Play it safe or gamble?

So, what do the Lions do Thursday night?

It gets down to which of their two personas they’re going to assume.

If they go safe and steady, it figures be for a guy like Amukamara on defense when the Nebraska cornerback has no disqualifying physical or character hang-ups.

Or, maybe it goes like this: Considering Schwartz’s obvious plan to provide Stafford with all the help a draft and free agency could provide (Pettigrew, Best, Nate Burleson, etc.), it would seem feasible that he will want to dump a bit more concrete into Detroit’s offensive line, which makes Costanzo appealing.

But what if a team has progressed to a point where some derring-do can finally enter their draft psyche?

The Lions might have gotten to that stage in 2011. Getting the potential game-changing pass rusher, even if he won’t be ready to unleash Hades on opposing quarterbacks until next season, makes the Bowers selection doable.

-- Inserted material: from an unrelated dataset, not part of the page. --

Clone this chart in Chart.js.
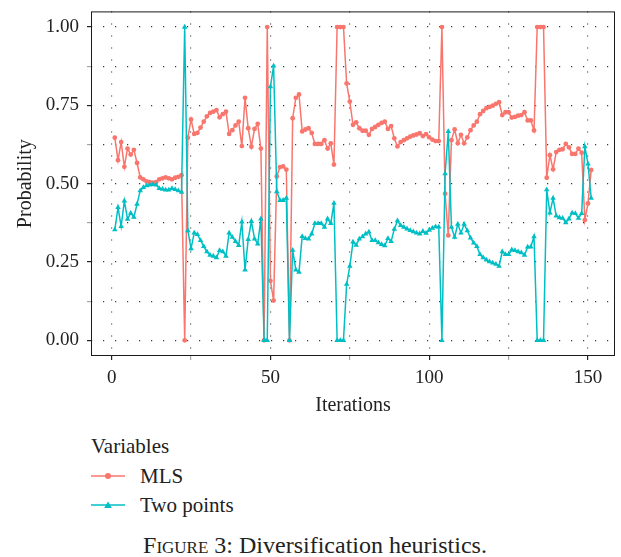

Jimmy Smith, the Colorado cornerback? Another possibility, if the Lions decide the so-called character issues have been explained to their satisfaction.

But if you can take anything from their first two drafts, or anything from the fog Mayhew deliberately spewed last week, it’s this:

Whether they play it safe with a guy like Costanzo, or spin the wheel with Bowers, they’re going to end up with a terrific football player.

Those projections weren’t made in earlier years. They can be now, which is simply one more way of saying the Lions have at last rejoined the National Football League.